The totality of works constitutes a metaphysical self-portrait of the artist at this point in her life and so contains a kind of paradoxical closure, an acknowledgement of the futility of efforts spent trying to construct a definitive personal history from evidence which ultimately now exists only in memory, her own and shared with family, or triggered selectively  from random combinations of "data", selected frozen photographic moments, or serendipitously encountered objects, not necessarily even from that actual personal past.  Unable to return often to her homeland, Carrier experienced more keenly the successive physical ruptures to these sites of her childhood. She documents the action of walking between the sites of these physically vanished homes, in a way which makes it a metaphor for a meditation on impermanence.

There is an aspect of spiritual awareness to this quest, and although I'm wary of such generalizations, Carrier succeeds in realizing an Asian sensibility, a highly abstract expression of her roots which transcends the predictable, possibly clichéed outcomes achieved through either figurative representation or the symbolic grouping of a collection of objects referencing  material culture.  This is the operation of the perceptual realm, of the mind challenging us to understand where matter becomes after-image and then just air.  In the end, one becomes palpably aware of a sense of restrained sadness throughout this exhibition, a feeling heightened by its muted tonalities and its structure as a set of musical movements.

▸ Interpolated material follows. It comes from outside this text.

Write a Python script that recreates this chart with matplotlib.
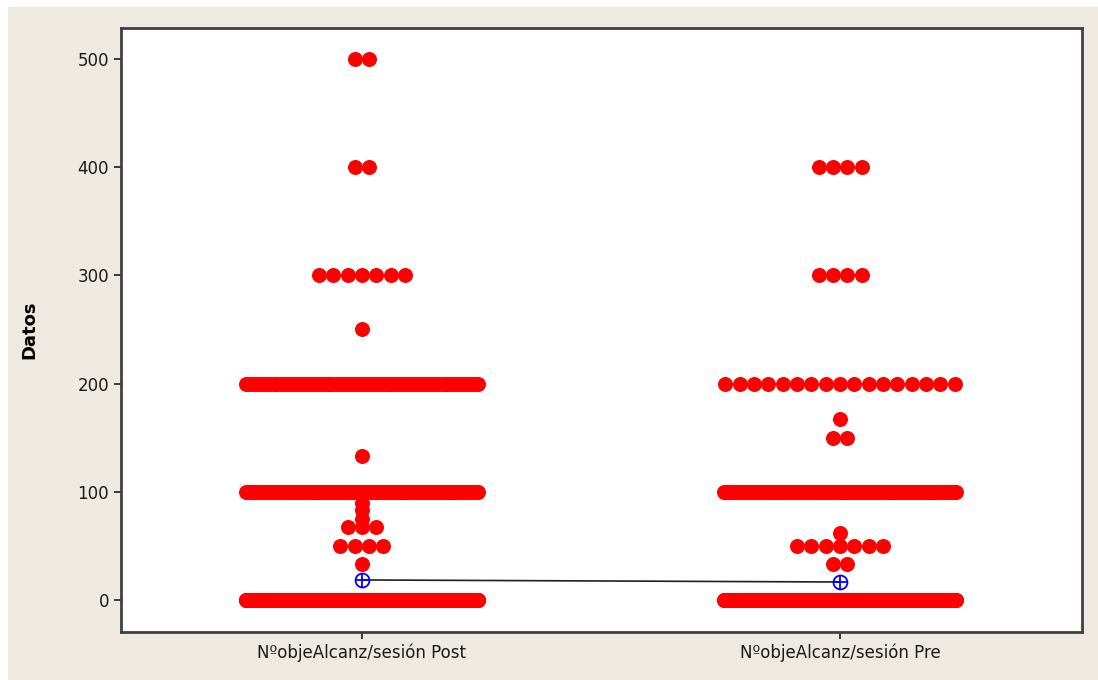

Was this intended, Antoinette, or did it just happen?  I felt the exhibition's musicality operate most potently whilst surrounded
by the work, viewing it, briefly reading the catalogue, allowing thoughts to surface, make their mark consciously, then drop away. When I walked out, I was left not with any particular image imprinted on my mind, nor with anything to ponder or run to ground, but instead with the mood of this show, and a sense of its completeness as a score and my enjoyment of its performance.